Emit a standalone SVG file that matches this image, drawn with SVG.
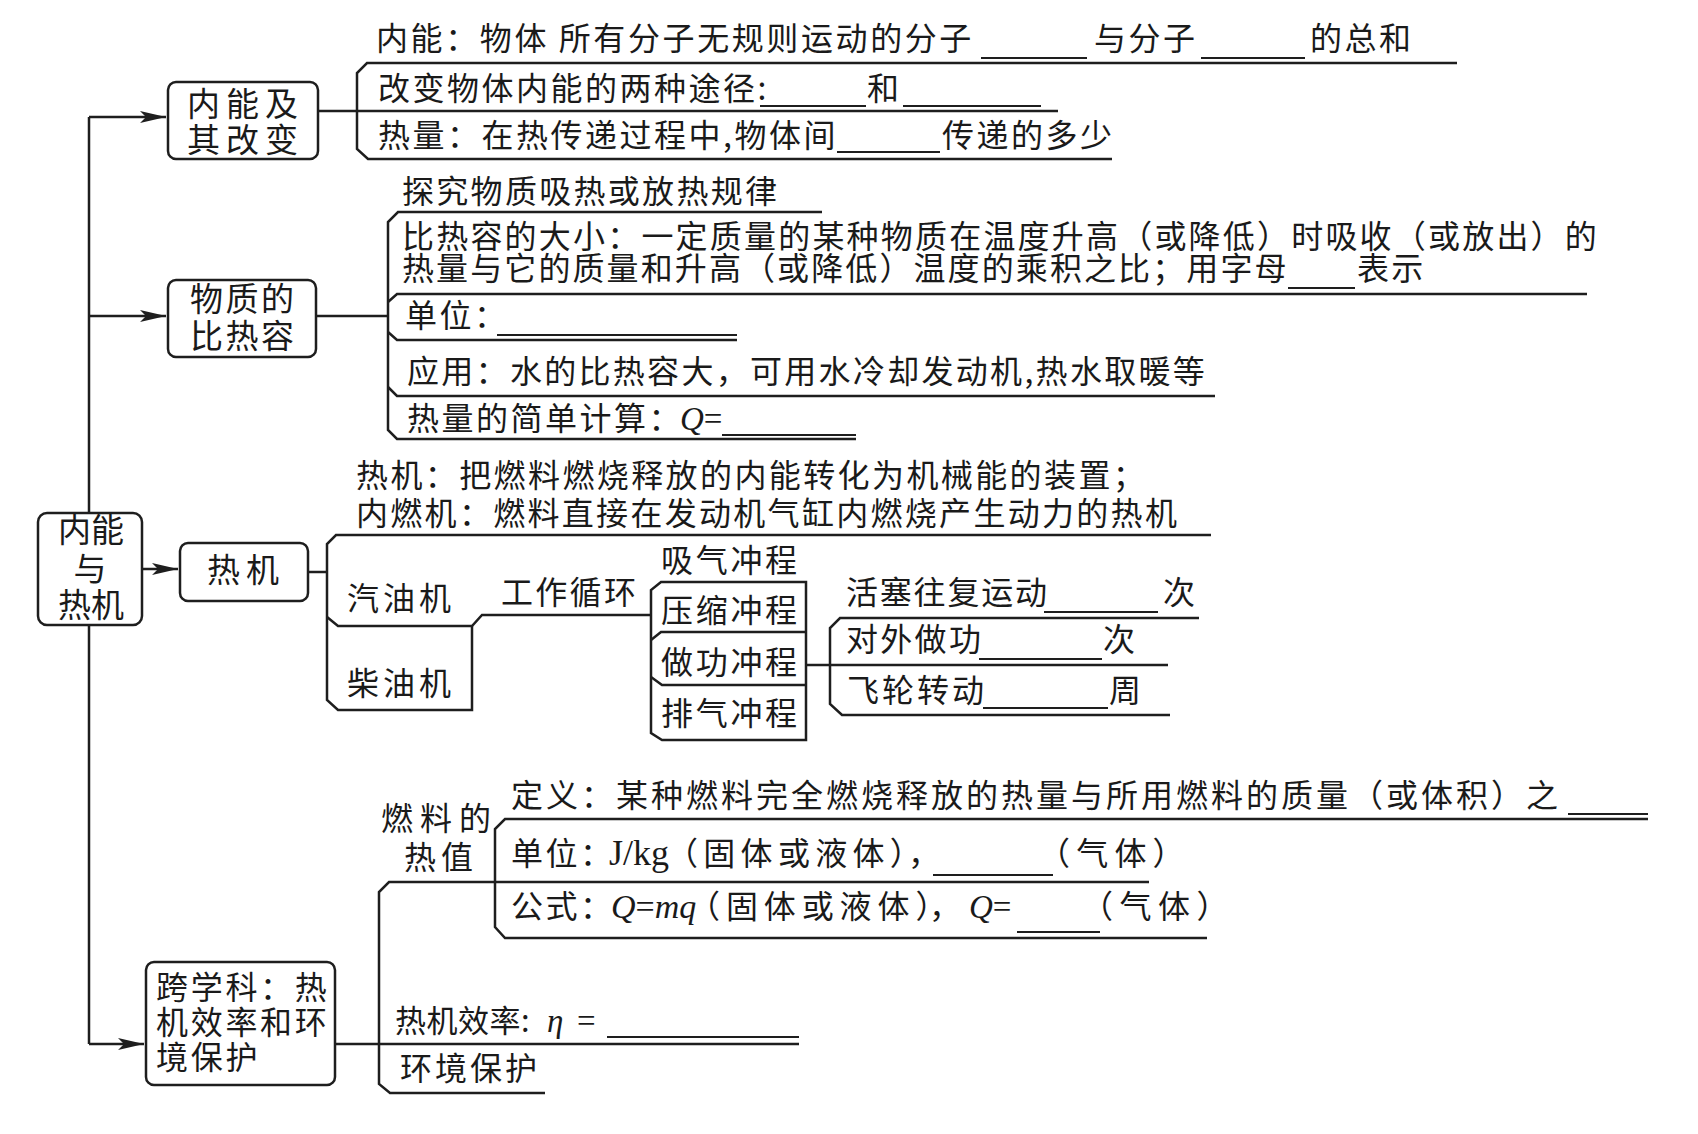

...

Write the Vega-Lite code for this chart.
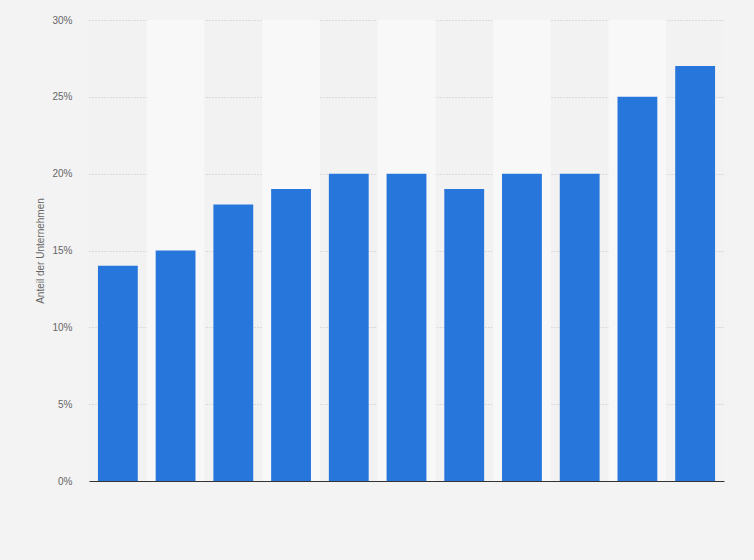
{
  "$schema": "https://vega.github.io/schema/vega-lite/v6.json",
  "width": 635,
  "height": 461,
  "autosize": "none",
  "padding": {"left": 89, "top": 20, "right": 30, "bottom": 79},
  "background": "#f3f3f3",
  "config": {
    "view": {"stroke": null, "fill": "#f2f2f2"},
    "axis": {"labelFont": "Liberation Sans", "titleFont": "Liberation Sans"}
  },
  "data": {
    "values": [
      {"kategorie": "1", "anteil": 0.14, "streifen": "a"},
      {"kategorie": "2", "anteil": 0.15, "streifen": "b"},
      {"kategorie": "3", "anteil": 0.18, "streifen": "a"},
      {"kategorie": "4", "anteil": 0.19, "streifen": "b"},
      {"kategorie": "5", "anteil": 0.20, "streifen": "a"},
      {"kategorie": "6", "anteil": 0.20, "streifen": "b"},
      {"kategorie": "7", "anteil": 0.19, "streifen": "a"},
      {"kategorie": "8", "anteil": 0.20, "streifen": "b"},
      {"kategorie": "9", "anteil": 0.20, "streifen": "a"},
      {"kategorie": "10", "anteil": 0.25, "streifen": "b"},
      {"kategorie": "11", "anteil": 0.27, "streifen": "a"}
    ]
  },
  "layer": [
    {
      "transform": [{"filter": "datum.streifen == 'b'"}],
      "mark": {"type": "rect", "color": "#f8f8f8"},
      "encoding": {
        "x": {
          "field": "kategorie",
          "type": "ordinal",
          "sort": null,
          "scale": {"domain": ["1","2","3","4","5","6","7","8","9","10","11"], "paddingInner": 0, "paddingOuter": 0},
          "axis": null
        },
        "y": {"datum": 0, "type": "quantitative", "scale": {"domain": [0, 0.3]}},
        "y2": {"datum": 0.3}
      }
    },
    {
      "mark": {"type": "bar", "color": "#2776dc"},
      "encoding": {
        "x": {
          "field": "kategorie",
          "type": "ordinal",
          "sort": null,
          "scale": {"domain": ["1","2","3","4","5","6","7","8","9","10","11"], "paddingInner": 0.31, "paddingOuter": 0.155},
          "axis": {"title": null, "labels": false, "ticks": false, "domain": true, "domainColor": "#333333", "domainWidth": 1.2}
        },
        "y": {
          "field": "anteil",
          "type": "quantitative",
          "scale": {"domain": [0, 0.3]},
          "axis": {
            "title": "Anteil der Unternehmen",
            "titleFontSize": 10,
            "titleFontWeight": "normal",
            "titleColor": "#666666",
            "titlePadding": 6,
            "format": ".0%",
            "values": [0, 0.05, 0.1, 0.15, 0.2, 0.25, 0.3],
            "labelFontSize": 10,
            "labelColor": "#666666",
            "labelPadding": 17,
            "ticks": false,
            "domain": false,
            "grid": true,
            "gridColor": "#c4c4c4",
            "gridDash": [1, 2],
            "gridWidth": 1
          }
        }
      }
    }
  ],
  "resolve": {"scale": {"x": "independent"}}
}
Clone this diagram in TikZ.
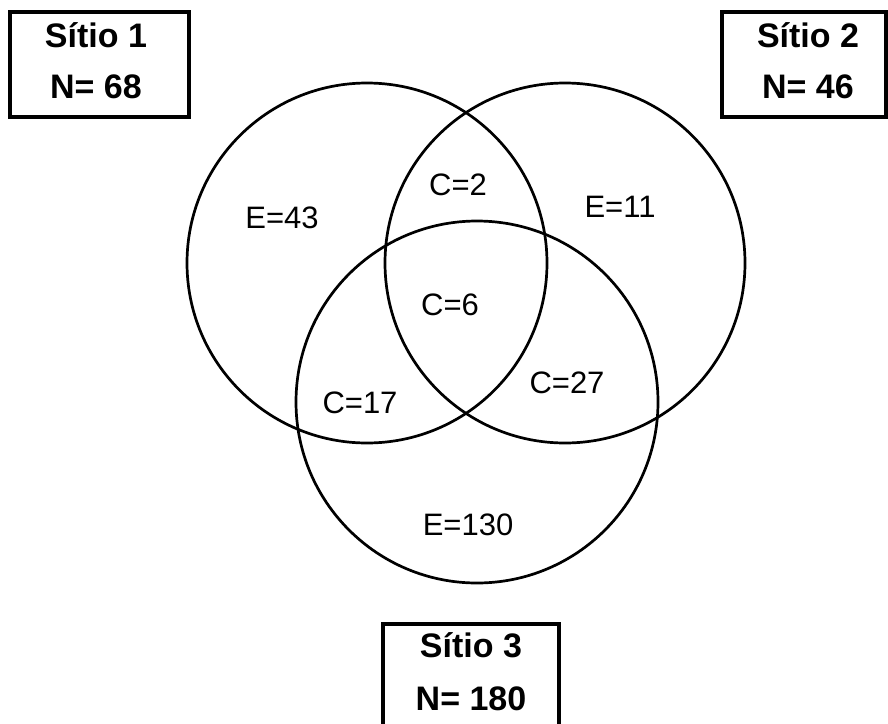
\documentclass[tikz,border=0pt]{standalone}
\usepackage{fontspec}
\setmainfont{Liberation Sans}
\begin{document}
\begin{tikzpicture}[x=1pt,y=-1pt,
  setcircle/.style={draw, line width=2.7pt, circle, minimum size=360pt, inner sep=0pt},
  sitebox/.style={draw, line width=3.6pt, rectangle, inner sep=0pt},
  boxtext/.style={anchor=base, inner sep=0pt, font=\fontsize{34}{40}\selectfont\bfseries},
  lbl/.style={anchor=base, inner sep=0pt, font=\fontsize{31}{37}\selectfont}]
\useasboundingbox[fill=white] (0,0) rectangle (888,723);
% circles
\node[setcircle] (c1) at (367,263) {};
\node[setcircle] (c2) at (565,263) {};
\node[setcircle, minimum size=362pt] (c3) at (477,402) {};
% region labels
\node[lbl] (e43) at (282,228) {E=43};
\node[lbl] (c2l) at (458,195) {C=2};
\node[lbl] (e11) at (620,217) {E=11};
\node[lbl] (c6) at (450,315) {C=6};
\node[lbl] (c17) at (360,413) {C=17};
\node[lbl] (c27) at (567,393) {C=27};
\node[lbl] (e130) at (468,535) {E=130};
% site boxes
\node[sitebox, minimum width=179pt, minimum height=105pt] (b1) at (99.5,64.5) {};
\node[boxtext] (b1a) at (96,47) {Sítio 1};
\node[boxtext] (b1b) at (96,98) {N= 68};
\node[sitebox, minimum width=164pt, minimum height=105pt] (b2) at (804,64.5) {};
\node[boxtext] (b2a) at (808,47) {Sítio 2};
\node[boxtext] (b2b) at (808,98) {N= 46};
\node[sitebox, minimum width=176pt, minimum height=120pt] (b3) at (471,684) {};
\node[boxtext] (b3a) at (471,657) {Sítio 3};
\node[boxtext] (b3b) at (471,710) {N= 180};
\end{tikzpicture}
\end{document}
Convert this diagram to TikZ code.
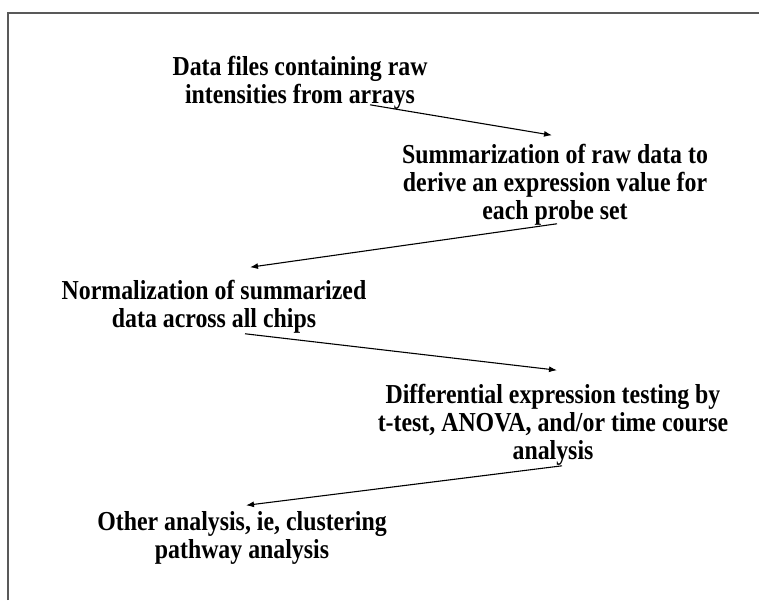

---

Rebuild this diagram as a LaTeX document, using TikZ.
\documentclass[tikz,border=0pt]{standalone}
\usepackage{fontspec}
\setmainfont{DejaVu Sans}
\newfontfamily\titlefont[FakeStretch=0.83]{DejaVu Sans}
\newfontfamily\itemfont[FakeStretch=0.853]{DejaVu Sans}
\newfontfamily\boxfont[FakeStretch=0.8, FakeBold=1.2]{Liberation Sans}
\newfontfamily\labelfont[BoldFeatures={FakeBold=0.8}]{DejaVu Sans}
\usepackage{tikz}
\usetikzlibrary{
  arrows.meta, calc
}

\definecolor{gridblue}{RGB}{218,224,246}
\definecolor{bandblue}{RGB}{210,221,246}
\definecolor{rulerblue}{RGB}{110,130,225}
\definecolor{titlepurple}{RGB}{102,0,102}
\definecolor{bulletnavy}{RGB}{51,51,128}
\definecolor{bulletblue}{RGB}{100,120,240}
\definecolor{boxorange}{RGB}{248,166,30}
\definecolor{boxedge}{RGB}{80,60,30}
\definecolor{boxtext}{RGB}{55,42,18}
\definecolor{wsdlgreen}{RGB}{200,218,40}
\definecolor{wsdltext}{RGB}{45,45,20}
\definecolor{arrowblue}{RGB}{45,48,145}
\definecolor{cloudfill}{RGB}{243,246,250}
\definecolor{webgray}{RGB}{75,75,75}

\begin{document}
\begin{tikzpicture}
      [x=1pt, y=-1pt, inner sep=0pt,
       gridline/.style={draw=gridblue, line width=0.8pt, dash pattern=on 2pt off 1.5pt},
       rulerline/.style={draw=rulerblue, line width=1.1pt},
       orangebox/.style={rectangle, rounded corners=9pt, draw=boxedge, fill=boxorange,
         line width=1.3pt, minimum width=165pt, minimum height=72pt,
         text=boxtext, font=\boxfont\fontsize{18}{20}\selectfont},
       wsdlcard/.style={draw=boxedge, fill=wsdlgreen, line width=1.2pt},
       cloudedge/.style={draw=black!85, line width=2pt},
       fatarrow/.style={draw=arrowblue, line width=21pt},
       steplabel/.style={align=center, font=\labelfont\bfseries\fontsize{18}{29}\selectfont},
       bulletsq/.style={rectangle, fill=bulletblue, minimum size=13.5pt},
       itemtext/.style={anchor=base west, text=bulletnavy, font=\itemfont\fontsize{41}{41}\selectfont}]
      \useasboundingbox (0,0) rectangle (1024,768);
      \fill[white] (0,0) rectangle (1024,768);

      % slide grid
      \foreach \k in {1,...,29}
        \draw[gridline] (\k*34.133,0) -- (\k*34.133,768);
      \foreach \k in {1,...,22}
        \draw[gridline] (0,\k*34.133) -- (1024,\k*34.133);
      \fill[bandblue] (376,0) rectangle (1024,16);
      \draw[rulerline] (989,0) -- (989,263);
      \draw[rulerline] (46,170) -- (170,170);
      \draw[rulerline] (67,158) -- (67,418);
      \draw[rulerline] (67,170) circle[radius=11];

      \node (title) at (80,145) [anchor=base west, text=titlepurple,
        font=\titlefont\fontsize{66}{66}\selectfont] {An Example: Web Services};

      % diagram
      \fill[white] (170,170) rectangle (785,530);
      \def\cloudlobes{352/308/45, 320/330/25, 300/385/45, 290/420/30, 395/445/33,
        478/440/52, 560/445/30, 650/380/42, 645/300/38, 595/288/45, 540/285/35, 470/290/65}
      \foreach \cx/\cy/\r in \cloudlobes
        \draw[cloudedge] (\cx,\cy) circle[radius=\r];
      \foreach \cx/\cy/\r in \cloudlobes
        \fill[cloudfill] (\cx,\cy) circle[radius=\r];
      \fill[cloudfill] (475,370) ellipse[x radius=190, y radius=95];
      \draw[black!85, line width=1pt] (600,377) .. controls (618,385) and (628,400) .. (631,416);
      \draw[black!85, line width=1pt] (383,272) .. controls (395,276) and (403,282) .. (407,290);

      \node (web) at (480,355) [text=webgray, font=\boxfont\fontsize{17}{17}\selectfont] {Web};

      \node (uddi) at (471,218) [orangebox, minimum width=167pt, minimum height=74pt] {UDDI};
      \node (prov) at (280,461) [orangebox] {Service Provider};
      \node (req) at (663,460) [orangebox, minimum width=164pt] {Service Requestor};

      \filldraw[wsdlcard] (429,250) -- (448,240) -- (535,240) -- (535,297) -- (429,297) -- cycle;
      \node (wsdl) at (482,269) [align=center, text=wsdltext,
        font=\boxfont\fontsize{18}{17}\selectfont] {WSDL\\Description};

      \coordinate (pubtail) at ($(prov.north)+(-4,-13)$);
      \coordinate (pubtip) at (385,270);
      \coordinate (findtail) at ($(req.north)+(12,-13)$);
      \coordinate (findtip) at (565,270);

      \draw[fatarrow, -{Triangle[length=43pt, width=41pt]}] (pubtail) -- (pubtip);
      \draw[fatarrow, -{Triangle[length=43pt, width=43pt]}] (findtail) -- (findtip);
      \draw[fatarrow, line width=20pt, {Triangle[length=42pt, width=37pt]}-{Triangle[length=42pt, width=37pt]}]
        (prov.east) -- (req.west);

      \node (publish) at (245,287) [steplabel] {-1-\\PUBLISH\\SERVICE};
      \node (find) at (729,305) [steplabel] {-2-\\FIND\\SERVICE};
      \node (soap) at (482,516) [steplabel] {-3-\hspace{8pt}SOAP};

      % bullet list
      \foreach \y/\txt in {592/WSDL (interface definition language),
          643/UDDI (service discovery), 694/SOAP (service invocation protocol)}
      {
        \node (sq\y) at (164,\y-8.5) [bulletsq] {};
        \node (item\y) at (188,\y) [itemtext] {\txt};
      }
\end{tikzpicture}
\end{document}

# [Exercise]
From the records given above, copy all lines containing "this".

# [Solution below]
Emit a standalone SVG file that matches this image, drawn with SVG.
Write the Vega-Lite code for this chart.
Clone this diagram in TikZ.
Convert this diagram to TikZ code.
Rebuild this diagram as a LaTeX document, using TikZ.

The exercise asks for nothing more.